The Apostle Paul knew something about a church divided along lines of race, ethnicity, power, and wealth. And he knew that unless the church challenged each other to act justly, they couldn’t model an alternative ethic within their larger culture, and they couldn’t achieve the mission of the church.  Paul saw that Philemon was shepherding a growing Christian community, that he was a loving man, that he was living a fruitful life, but that wasn’t enough. Philemon needed to have his worldview transformed, so that he could recognize Onesimus as a brother and no longer a slave. Philemon couldn’t be effective in sharing his faith until he had fully grasped “all the good that we may do for Christ.” Without justice, all our talk of love and community becomes hollow.
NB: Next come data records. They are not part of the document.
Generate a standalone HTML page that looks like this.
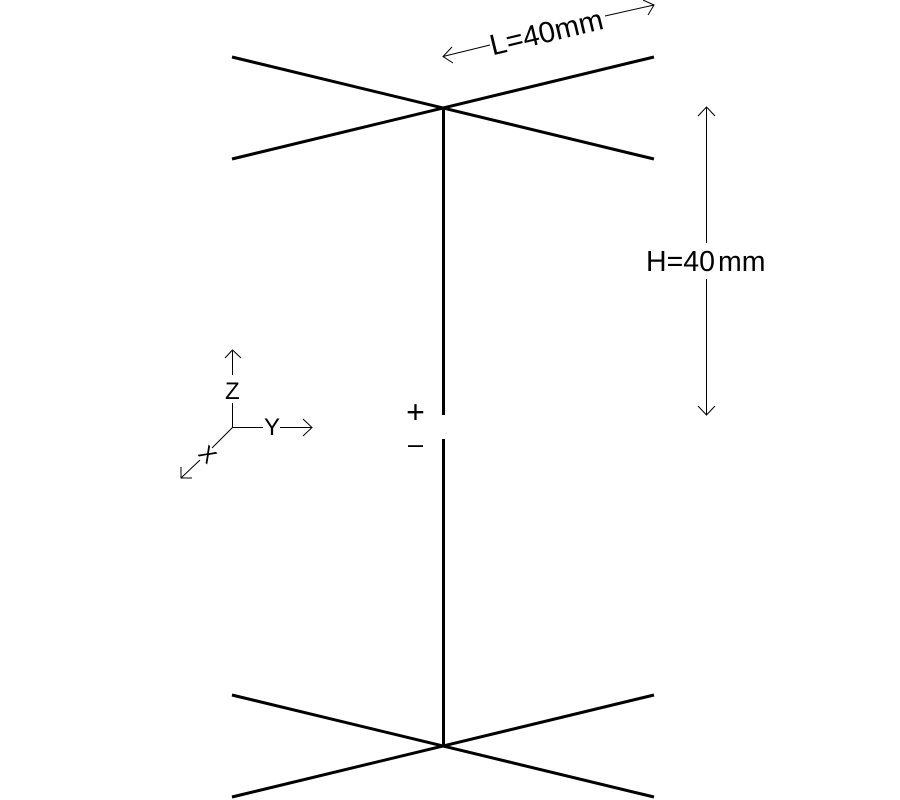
<!DOCTYPE html>
<html>
<head>
<meta charset="utf-8">
<style>
html,body{margin:0;padding:0;background:#fff;width:900px;height:800px;overflow:hidden}
svg{display:block}
text{font-family:"Liberation Sans",sans-serif;fill:#000}
</style>
</head>
<body>
<svg width="900" height="800" viewBox="0 0 900 800" xmlns="http://www.w3.org/2000/svg">
<g stroke="#000" stroke-width="3" fill="none">
<line x1="232" y1="57" x2="654" y2="159"/>
<line x1="232" y1="159" x2="654" y2="57"/>
<line x1="232" y1="695" x2="654" y2="797"/>
<line x1="232" y1="797" x2="654" y2="695"/>
<line x1="443.5" y1="107" x2="443.5" y2="415"/>
<line x1="443.5" y1="439" x2="443.5" y2="746"/>
</g>
<g stroke="#000" stroke-width="1" fill="none">
<path d="M490 45L443 56.500M452 47L443 56.500L453 63"/>
<path d="M605 16L654 5M643 0L654 5L648 15"/>
<path d="M706.500 243V108M698 116L706.500 107L715 116"/>
<path d="M706.500 279V415M698 406L706.500 415L715 406"/>
<path d="M232.500 375V351M225 358L232.500 350L241 358"/>
<path d="M232.500 403V427.500H263"/>
<path d="M280 427.500H312M303 419L312 427.500L303 436"/>
<path d="M232.500 427.500L212 448"/>
<path d="M200 460L181 478M181 467V478H192"/>
</g>
<text transform="translate(492.500 55.500) rotate(-13.500)" font-size="29.500">L=40mm</text>
<text y="271" font-size="28.500"><tspan x="646">H=40</tspan><tspan x="718">mm</tspan></text>
<text x="225" y="399" font-size="24">Z</text>
<text x="264" y="435" font-size="24">Y</text>
<text transform="translate(208 454) rotate(45)" x="0" y="8" text-anchor="middle" font-size="22">X</text>
<text x="415.500" y="423" text-anchor="middle" font-size="32">+</text>
<text x="415.500" y="453" text-anchor="middle" font-size="27">–</text>
</svg>
</body>
</html>
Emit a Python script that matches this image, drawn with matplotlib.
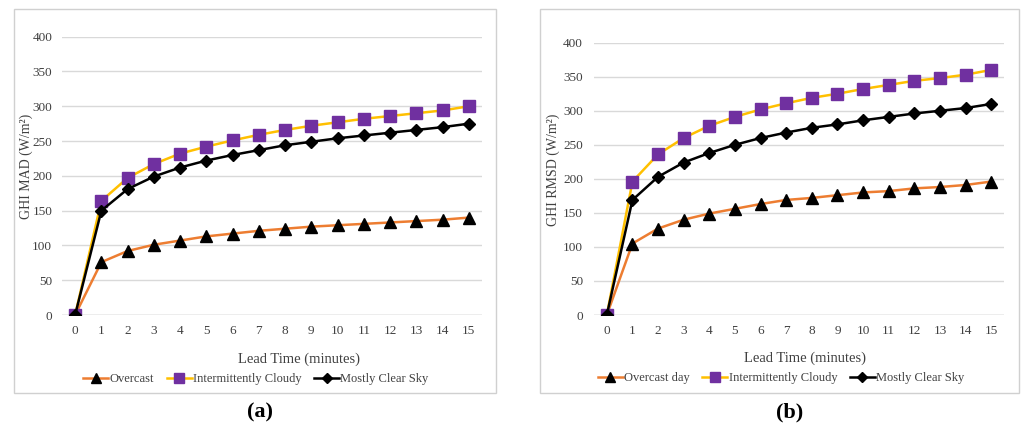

Here’s my prayer for my fellow Christians in the United States during this election season:
“When I remember you in my prayers, I always thank my God because I hear of your love for all the saints and your faith toward the Lord Jesus. I pray that the sharing of your faith may become effective when you perceive all the good that we may do for Christ.”

2 thoughts on “Reading Philemon after Jena

  1. Bravo, Lydia.

    I personally invited the “good people” of Tulia to do the right thing after it had become apparent that justice was not done there. I promised to spend as much energy on restoring the good name of Tulia as we had spent in calling out the injustice there.

    But Tulia, like Jena, stood its unrepentant ground.